The cartel-like nature of the industry doesn’t help. I don’t mean formal cartels, all secret conspiracies and smoke-filled rooms, but the way in which competition sometimes works. When Harvard sociologist Harrison White studied the real behaviour of companies (rather than that suggested by marketing theory) 20 years ago, he found, for instance, that “markets are not defined by a set of buyers, nor are the producers obsessed with speculations on an amorphous demand. [Rather] markets are tangible cliques of producers observing each other. Pressure from the buyer side creates a mirror in which producers see themselves, not consumers.”

Today’s financial services industry fits this bill. If you spend most of your time comparing yourself to your peers, you can have the most ferocious competition without ever really having to ask what customers want or need. Life assurance and pensions providers’ distribution-driven, commission-incentivised selling methods mean that intense competition between them is actually detrimental to consumers, argues Mick McAteer, a senior policy advisor at the Consumers’ Association.

A knock-on effect of this poor service is that customers become fatalistic. What’s the point of shifting from one provider to another if they’re all basically the same? Here we begin to get to the heart of the matter. The real responsibility for today’s sorry state of affairs lies with consumers themselves.

If fatalism is one factor, inertia is another. It positively breeds corporate complacency. Why bother responding to underlying customer disquiet when, day in and day out, no matter what you do, hardly anybody defects?

This is partly a function of size. If you’re as big as the Amazon rainforest, who cares if somebody burns another acre? It’s also a function of the utility-like nature of most modern financial

services providers (They are, in effect, essential infrastructure for day-to-day transactions, or non-discretionary purchases such as insurance). In industries where consumers are “forced” to buy whether they like it or not, companies have a captive market and tend to act accordingly.

In addition, there are barriers to exit: the sheer difficulty of changing a bank account or mortgage; financial penalties imposed for opting for a better deal. The net result is that bad value and bad service routinely go unpunished by consumers.

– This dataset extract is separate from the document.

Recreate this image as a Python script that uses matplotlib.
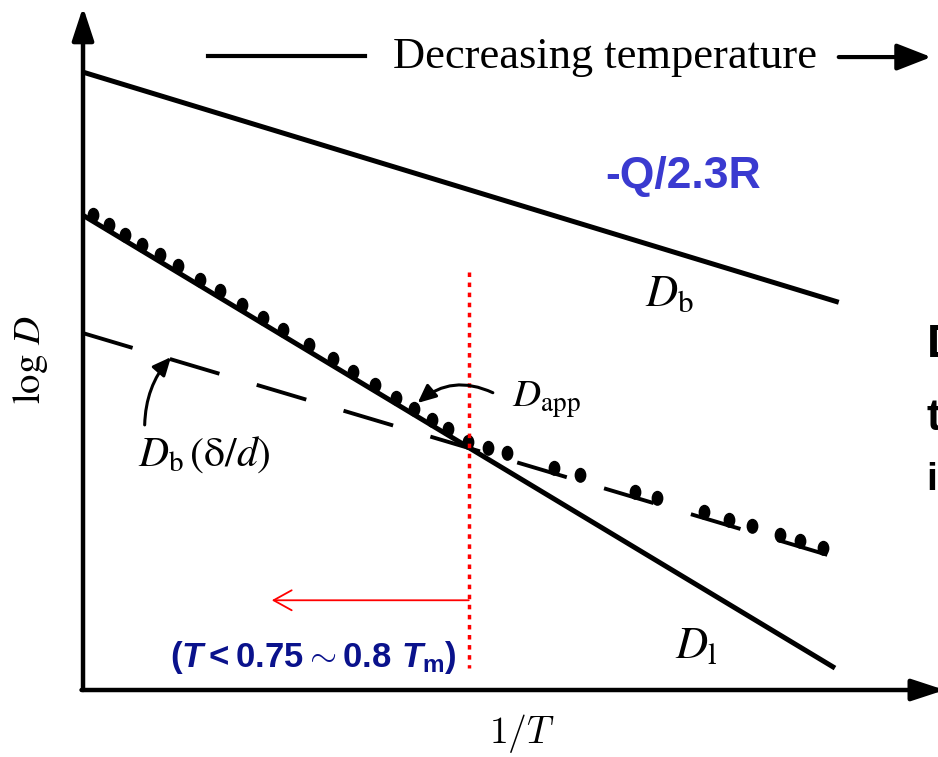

Now add ignorance to the pot. Most consumers have little or no idea how financial services companies make their money, and have as little interest in finding out. As a result, companies can get away with fees, margins and behaviour that would have other companies under siege. Indeed, ongoing consumer ignorance positively encourages opacity and obfuscation on the part of marketers. The more complicated we make it, goes the thinking, the more confused people get and the fewer penetrating questions they ask.

Given all these barriers to effective change, can the fleet carry on sailing in the same direction forever? Perhaps. But things are beginning to change. New entrants are beginning to make an impact (albeit still on the margins). Endless media exposés are slowly forcing consumers to educate themselves. New technologies are making revolutionary new business models possible.

Together, over time, such factors could provide both companies and consumers with an incentive and a spur to change. A straw in the wind comes from Forrester research in the US. Trust is at an all-time low, it says. Eight out of ten consumers simply do not believe companies’ privacy and personal data promises, for instance.

“Financial firms are bearing the brunt of increasingly mistrustful, insecure, hands-on consumers,” warns Forrester. “Firms hoping to retain and attract clients must focus on customer advocacy – offering products and services that are [drums roll, fanfares blast, get ready for a sharp intake of breath], best for the customer, not just for the firm’s bottom line.”

According to Forrester’s ranking of 36 drivers of retention and customer satisfaction, customer advocacy comes out top “by far”. Customer advocacy versus yet more hard sell: is it time for UK financial services brands to steer a new course?